# Information supplied
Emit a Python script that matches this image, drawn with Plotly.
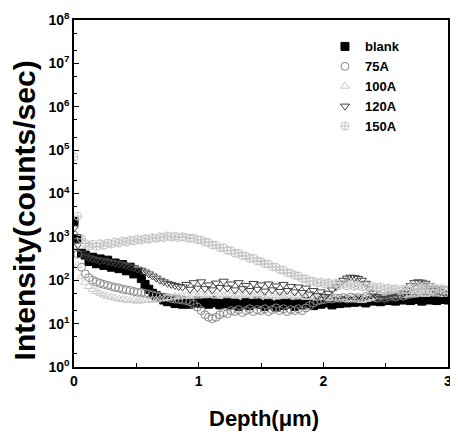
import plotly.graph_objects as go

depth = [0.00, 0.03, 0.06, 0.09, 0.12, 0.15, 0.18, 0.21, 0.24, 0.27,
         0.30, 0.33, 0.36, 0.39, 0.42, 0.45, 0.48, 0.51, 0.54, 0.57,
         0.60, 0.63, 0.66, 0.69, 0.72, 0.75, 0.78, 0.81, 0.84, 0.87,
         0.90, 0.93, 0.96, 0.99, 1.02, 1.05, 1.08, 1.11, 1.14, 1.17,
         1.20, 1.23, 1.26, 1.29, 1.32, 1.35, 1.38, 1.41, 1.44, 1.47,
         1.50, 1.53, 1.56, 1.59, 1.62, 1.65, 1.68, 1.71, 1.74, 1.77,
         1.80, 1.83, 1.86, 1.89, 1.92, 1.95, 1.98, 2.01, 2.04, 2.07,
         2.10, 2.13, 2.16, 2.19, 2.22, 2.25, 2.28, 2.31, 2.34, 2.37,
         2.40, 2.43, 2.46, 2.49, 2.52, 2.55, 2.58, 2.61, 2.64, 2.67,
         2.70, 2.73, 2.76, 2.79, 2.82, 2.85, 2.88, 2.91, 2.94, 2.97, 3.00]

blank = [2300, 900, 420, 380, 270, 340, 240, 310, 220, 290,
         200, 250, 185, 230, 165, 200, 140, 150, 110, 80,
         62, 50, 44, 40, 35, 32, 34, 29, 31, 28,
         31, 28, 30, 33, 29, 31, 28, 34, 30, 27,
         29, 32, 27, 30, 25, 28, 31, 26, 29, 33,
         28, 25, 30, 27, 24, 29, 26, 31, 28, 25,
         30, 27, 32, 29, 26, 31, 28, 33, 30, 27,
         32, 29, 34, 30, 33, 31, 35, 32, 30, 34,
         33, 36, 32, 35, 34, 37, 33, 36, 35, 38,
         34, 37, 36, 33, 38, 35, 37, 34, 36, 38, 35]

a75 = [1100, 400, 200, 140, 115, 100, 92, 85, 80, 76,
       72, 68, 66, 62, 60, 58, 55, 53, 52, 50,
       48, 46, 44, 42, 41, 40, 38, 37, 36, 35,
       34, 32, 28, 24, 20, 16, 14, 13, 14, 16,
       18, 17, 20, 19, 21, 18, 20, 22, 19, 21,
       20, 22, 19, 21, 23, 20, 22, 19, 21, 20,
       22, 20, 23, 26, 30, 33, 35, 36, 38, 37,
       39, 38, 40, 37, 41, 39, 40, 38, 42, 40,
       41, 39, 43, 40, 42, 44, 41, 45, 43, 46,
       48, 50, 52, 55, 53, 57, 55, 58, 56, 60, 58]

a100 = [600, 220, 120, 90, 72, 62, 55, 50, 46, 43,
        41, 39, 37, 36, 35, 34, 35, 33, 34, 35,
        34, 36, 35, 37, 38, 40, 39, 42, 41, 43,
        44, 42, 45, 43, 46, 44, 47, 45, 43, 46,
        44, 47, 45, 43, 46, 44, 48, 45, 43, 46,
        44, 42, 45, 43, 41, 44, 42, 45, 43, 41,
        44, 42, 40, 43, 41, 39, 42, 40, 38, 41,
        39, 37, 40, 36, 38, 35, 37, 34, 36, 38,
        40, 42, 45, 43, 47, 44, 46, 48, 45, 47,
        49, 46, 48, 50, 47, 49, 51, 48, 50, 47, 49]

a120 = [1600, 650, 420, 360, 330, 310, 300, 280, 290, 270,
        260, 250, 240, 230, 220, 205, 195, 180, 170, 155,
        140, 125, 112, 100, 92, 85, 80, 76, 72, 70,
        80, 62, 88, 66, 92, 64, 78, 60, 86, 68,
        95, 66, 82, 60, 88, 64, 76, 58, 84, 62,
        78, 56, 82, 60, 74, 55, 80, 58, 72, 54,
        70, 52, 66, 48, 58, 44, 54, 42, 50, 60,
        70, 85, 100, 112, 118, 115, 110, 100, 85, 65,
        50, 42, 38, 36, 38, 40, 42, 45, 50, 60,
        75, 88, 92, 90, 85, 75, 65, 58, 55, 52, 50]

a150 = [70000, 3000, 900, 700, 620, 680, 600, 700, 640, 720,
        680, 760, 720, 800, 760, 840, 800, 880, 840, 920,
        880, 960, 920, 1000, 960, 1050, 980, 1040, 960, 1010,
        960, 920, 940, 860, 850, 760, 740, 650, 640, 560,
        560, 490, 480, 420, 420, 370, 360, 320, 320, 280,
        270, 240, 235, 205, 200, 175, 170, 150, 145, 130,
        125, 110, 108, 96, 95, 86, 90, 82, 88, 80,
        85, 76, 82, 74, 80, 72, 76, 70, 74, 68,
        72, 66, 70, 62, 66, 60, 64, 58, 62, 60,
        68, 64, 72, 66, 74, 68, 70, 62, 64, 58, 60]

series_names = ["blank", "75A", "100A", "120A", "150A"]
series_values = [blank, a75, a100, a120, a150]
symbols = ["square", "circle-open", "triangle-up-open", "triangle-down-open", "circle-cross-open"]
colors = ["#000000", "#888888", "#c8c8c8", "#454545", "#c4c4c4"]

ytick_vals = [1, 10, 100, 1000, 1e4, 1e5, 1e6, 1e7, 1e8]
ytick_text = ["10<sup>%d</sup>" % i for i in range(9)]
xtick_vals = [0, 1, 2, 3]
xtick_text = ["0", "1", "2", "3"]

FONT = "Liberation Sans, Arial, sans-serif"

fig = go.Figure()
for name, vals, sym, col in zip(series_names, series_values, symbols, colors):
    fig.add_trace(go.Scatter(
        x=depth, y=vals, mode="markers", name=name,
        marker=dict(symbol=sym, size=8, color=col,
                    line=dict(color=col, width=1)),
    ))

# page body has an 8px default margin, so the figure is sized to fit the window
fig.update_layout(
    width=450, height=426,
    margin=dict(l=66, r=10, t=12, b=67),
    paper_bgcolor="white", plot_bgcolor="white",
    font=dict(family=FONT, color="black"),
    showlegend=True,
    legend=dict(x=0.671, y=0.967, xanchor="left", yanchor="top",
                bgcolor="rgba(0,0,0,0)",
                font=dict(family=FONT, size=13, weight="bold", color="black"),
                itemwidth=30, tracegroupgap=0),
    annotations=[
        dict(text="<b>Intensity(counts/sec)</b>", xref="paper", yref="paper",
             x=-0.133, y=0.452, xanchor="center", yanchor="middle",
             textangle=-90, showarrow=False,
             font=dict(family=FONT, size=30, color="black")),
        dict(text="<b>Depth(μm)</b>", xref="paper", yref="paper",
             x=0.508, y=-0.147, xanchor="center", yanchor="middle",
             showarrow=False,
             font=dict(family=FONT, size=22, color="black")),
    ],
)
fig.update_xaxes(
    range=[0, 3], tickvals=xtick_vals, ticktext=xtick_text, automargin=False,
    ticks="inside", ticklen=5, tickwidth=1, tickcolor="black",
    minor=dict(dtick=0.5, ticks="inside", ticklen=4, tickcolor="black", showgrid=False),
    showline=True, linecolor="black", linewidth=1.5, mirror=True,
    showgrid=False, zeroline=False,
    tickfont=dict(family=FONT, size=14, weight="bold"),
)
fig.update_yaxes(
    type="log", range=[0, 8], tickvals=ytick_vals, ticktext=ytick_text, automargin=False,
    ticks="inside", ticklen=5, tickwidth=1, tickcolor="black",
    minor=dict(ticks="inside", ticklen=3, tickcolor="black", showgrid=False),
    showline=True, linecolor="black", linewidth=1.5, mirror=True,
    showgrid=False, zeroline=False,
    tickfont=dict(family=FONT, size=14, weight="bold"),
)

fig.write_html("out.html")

# Exercise
Repeat the material above in full and exactly, apart from the pictures.

# Solution
Emit a Python script that matches this image, drawn with Plotly.
import plotly.graph_objects as go

depth = [0.00, 0.03, 0.06, 0.09, 0.12, 0.15, 0.18, 0.21, 0.24, 0.27,
         0.30, 0.33, 0.36, 0.39, 0.42, 0.45, 0.48, 0.51, 0.54, 0.57,
         0.60, 0.63, 0.66, 0.69, 0.72, 0.75, 0.78, 0.81, 0.84, 0.87,
         0.90, 0.93, 0.96, 0.99, 1.02, 1.05, 1.08, 1.11, 1.14, 1.17,
         1.20, 1.23, 1.26, 1.29, 1.32, 1.35, 1.38, 1.41, 1.44, 1.47,
         1.50, 1.53, 1.56, 1.59, 1.62, 1.65, 1.68, 1.71, 1.74, 1.77,
         1.80, 1.83, 1.86, 1.89, 1.92, 1.95, 1.98, 2.01, 2.04, 2.07,
         2.10, 2.13, 2.16, 2.19, 2.22, 2.25, 2.28, 2.31, 2.34, 2.37,
         2.40, 2.43, 2.46, 2.49, 2.52, 2.55, 2.58, 2.61, 2.64, 2.67,
         2.70, 2.73, 2.76, 2.79, 2.82, 2.85, 2.88, 2.91, 2.94, 2.97, 3.00]

blank = [2300, 900, 420, 380, 270, 340, 240, 310, 220, 290,
         200, 250, 185, 230, 165, 200, 140, 150, 110, 80,
         62, 50, 44, 40, 35, 32, 34, 29, 31, 28,
         31, 28, 30, 33, 29, 31, 28, 34, 30, 27,
         29, 32, 27, 30, 25, 28, 31, 26, 29, 33,
         28, 25, 30, 27, 24, 29, 26, 31, 28, 25,
         30, 27, 32, 29, 26, 31, 28, 33, 30, 27,
         32, 29, 34, 30, 33, 31, 35, 32, 30, 34,
         33, 36, 32, 35, 34, 37, 33, 36, 35, 38,
         34, 37, 36, 33, 38, 35, 37, 34, 36, 38, 35]

a75 = [1100, 400, 200, 140, 115, 100, 92, 85, 80, 76,
       72, 68, 66, 62, 60, 58, 55, 53, 52, 50,
       48, 46, 44, 42, 41, 40, 38, 37, 36, 35,
       34, 32, 28, 24, 20, 16, 14, 13, 14, 16,
       18, 17, 20, 19, 21, 18, 20, 22, 19, 21,
       20, 22, 19, 21, 23, 20, 22, 19, 21, 20,
       22, 20, 23, 26, 30, 33, 35, 36, 38, 37,
       39, 38, 40, 37, 41, 39, 40, 38, 42, 40,
       41, 39, 43, 40, 42, 44, 41, 45, 43, 46,
       48, 50, 52, 55, 53, 57, 55, 58, 56, 60, 58]

a100 = [600, 220, 120, 90, 72, 62, 55, 50, 46, 43,
        41, 39, 37, 36, 35, 34, 35, 33, 34, 35,
        34, 36, 35, 37, 38, 40, 39, 42, 41, 43,
        44, 42, 45, 43, 46, 44, 47, 45, 43, 46,
        44, 47, 45, 43, 46, 44, 48, 45, 43, 46,
        44, 42, 45, 43, 41, 44, 42, 45, 43, 41,
        44, 42, 40, 43, 41, 39, 42, 40, 38, 41,
        39, 37, 40, 36, 38, 35, 37, 34, 36, 38,
        40, 42, 45, 43, 47, 44, 46, 48, 45, 47,
        49, 46, 48, 50, 47, 49, 51, 48, 50, 47, 49]

a120 = [1600, 650, 420, 360, 330, 310, 300, 280, 290, 270,
        260, 250, 240, 230, 220, 205, 195, 180, 170, 155,
        140, 125, 112, 100, 92, 85, 80, 76, 72, 70,
        80, 62, 88, 66, 92, 64, 78, 60, 86, 68,
        95, 66, 82, 60, 88, 64, 76, 58, 84, 62,
        78, 56, 82, 60, 74, 55, 80, 58, 72, 54,
        70, 52, 66, 48, 58, 44, 54, 42, 50, 60,
        70, 85, 100, 112, 118, 115, 110, 100, 85, 65,
        50, 42, 38, 36, 38, 40, 42, 45, 50, 60,
        75, 88, 92, 90, 85, 75, 65, 58, 55, 52, 50]

a150 = [70000, 3000, 900, 700, 620, 680, 600, 700, 640, 720,
        680, 760, 720, 800, 760, 840, 800, 880, 840, 920,
        880, 960, 920, 1000, 960, 1050, 980, 1040, 960, 1010,
        960, 920, 940, 860, 850, 760, 740, 650, 640, 560,
        560, 490, 480, 420, 420, 370, 360, 320, 320, 280,
        270, 240, 235, 205, 200, 175, 170, 150, 145, 130,
        125, 110, 108, 96, 95, 86, 90, 82, 88, 80,
        85, 76, 82, 74, 80, 72, 76, 70, 74, 68,
        72, 66, 70, 62, 66, 60, 64, 58, 62, 60,
        68, 64, 72, 66, 74, 68, 70, 62, 64, 58, 60]

series_names = ["blank", "75A", "100A", "120A", "150A"]
series_values = [blank, a75, a100, a120, a150]
symbols = ["square", "circle-open", "triangle-up-open", "triangle-down-open", "circle-cross-open"]
colors = ["#000000", "#888888", "#c8c8c8", "#454545", "#c4c4c4"]

ytick_vals = [1, 10, 100, 1000, 1e4, 1e5, 1e6, 1e7, 1e8]
ytick_text = ["10<sup>%d</sup>" % i for i in range(9)]
xtick_vals = [0, 1, 2, 3]
xtick_text = ["0", "1", "2", "3"]

FONT = "Liberation Sans, Arial, sans-serif"

fig = go.Figure()
for name, vals, sym, col in zip(series_names, series_values, symbols, colors):
    fig.add_trace(go.Scatter(
        x=depth, y=vals, mode="markers", name=name,
        marker=dict(symbol=sym, size=8, color=col,
                    line=dict(color=col, width=1)),
    ))

# page body has an 8px default margin, so the figure is sized to fit the window
fig.update_layout(
    width=450, height=426,
    margin=dict(l=66, r=10, t=12, b=67),
    paper_bgcolor="white", plot_bgcolor="white",
    font=dict(family=FONT, color="black"),
    showlegend=True,
    legend=dict(x=0.671, y=0.967, xanchor="left", yanchor="top",
                bgcolor="rgba(0,0,0,0)",
                font=dict(family=FONT, size=13, weight="bold", color="black"),
                itemwidth=30, tracegroupgap=0),
    annotations=[
        dict(text="<b>Intensity(counts/sec)</b>", xref="paper", yref="paper",
             x=-0.133, y=0.452, xanchor="center", yanchor="middle",
             textangle=-90, showarrow=False,
             font=dict(family=FONT, size=30, color="black")),
        dict(text="<b>Depth(μm)</b>", xref="paper", yref="paper",
             x=0.508, y=-0.147, xanchor="center", yanchor="middle",
             showarrow=False,
             font=dict(family=FONT, size=22, color="black")),
    ],
)
fig.update_xaxes(
    range=[0, 3], tickvals=xtick_vals, ticktext=xtick_text, automargin=False,
    ticks="inside", ticklen=5, tickwidth=1, tickcolor="black",
    minor=dict(dtick=0.5, ticks="inside", ticklen=4, tickcolor="black", showgrid=False),
    showline=True, linecolor="black", linewidth=1.5, mirror=True,
    showgrid=False, zeroline=False,
    tickfont=dict(family=FONT, size=14, weight="bold"),
)
fig.update_yaxes(
    type="log", range=[0, 8], tickvals=ytick_vals, ticktext=ytick_text, automargin=False,
    ticks="inside", ticklen=5, tickwidth=1, tickcolor="black",
    minor=dict(ticks="inside", ticklen=3, tickcolor="black", showgrid=False),
    showline=True, linecolor="black", linewidth=1.5, mirror=True,
    showgrid=False, zeroline=False,
    tickfont=dict(family=FONT, size=14, weight="bold"),
)

fig.write_html("out.html")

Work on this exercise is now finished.